Most of Bob’s professional career after the Navy was with Puget Sound Power and Light Company and Puget Sound Energy (PSE). In 1980, he and his family briefly relocated to Anchorage, Alaska, where he worked for Chugach Electric. His career culminated as the President of Utility Solutions, Inc., a wholly owned subsidiary of PSE, prior to his retirement in 2004. He was also a member of many energy industry related organizations, including the National Society of Professional Engineers, the American Society for Quality, WA State Professional Engineers and the Institute of Electrical and Electronics Engineers, the latter of which recognized him as Engineer of the Year, in 1989, for network development.

Bob was a passionate philanthropist who supported many community organizations. He took great pride in working to make his community a better place. Some of his notable contributions included serving on the board for the Tukwila Park and Pond Development Project, on the Board of Regents at Seattle University, as a Puget Sound Blood Center (now Bloodworks) board member, as a Bellevue Downtown Park Project Advisory Committee member, a Friends of the Issaquah Salmon Hatchery member, as a special guest reader for ChristmasSounds in Burien, as a Puget Power Challenge Race Series volunteer and as a King County Library System Foundation board member.

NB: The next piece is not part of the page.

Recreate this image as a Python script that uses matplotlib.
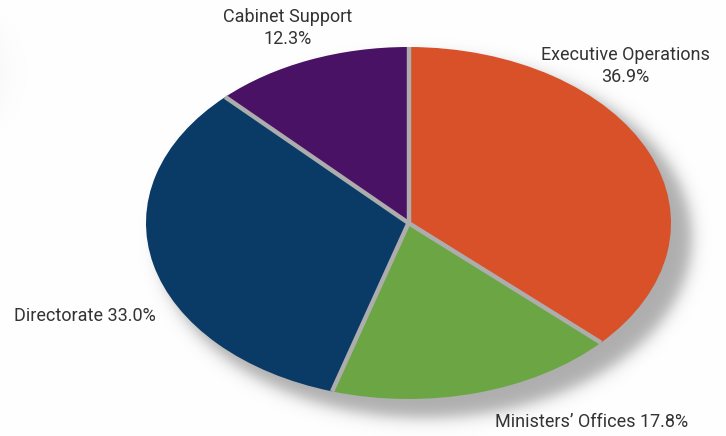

Bob was a lifelong and thoughtful scholar, seeking knowledge and understanding about people, religion, cultures and systems. Bob had a special aura that he shared and made him unique to anyone who had the opportunity to meet him. He had immense integrity, and this carried into his professional life, listening to every power customer’s concern, hearing them and working toward a mutual resolution. He was an inspiration to us, our extended family and our community. His playful sense of humor and openness made him stand out in the corporate space. His profound, unconditional love and support were balanced with his philosophy of making good choices and being of service — however and wherever he could. The world was a better place with Bob in it.

He appreciated a “well-made Manhattan,” Mel Brooks movies, and, of course, any sci-fi book. He took the day off of work to go downtown with his kids and friends for the opening of Star Wars in 1977. He drove his kids and their friends around to every McDonald’s in the county collecting a set of Raiders of the Lost Ark VHS tapes. He coached girls and boys soccer, basketball and baseball, and would go to any professional sporting event two hours early and then leave by the third inning or halftime.

Bob was the lone, left-handed “fisherman” in a “right-handers” fishing reel world. Most of the fish he caught had willingly strangled themselves in his countless “backlashes.” He was a hopeful golfer — a true king of the “mulligan.” He was an avid reader, a world traveler, a renaissance man and a sports fan. He was also a good enough sport to work out in the yard during all Seahawks, Huskies and Mariners games, because he was “bad luck,” or simply out of repeated frustration.

Bob earned several well deserved (yet unpublishable) nicknames for his insistence on bringing enough lanterns so that his camping spot could be seen clearly from space — because he was a true “energy” guy. Coming from a family of miners, he respected the earth but could tell you where to find copper nails if a tree was blocking your view. He had a tough time “pruning” his wife’s rose bushes and could never resist jumping into a pile of leaves (knowing that ice and pillows for recovery were in order).

He was a man’s griller; during an Alaskan winter, he would brave the darkness (wearing a headlamp) and extreme weather and cold. Bob made the best Christmas brunch ever, with amazing pancakes, burnt bacon and “navy style” oozy eggs, to the blaring music of “Stop the Cavalry” by the Cory Band. He cooked an amazing turkey each Thanksgiving and we’ll all continue to debate the precise time a turkey needs to “rest” after being cooked (so he could eat a pre-meal snack).

Bob was preceded in death by his wife, Jane (Dec. 2018); his parents, Joe and Anna; brother-in-law, Tom; as well his in-laws.

He is survived by his sister, Mary Theresa (Teddy) Rossi; his children Susan Michelle Braukus Hempstead and Gregory John Braukus (Kathryn Greer Braukus); his grandchildren Nate, Hannah, John and Anna; his nieces, Kendy (Sydni) and Kris (Bill); along with a host of extended family members and good friends.

We hope you will help us continue Bob’s legacy of community involvement and service by making a contribution in Bob’s memory to one of the following organizations: Toys for Tots, Salvation Army, Woodland Park Zoo, Cast for Kids, Archbishop Murphy High School Wildcat Band, First Tee, or Wilderness Conservation NW.

Bob’s family would like to honor the tremendous nurses, techs, CNAs, doctors, social workers, chaplains and all the staff at Evergreen Health Hospice Care in Kirkland, for the extraordinary kindness, care and fellowship they showered on him over the past few months. “Friday night pizza” (and gin) at hospice was legendary!

We also offer special appreciation for Father Tyler Johnson at Holy Family Kirkland, who recently celebrated his 1-year anniversary of ordination. We believe it was an important connection for Fr. Tyler to meet Dad, and vice versa, at this unique life intersection for both.

We will miss Bob every day and will work to carry his legacy forward. Please save May 8, 2021, at 2 p.m., for a celebration of his life at Saint John Mission Catholic Church in Mukilteo, Wash. A reception will follow.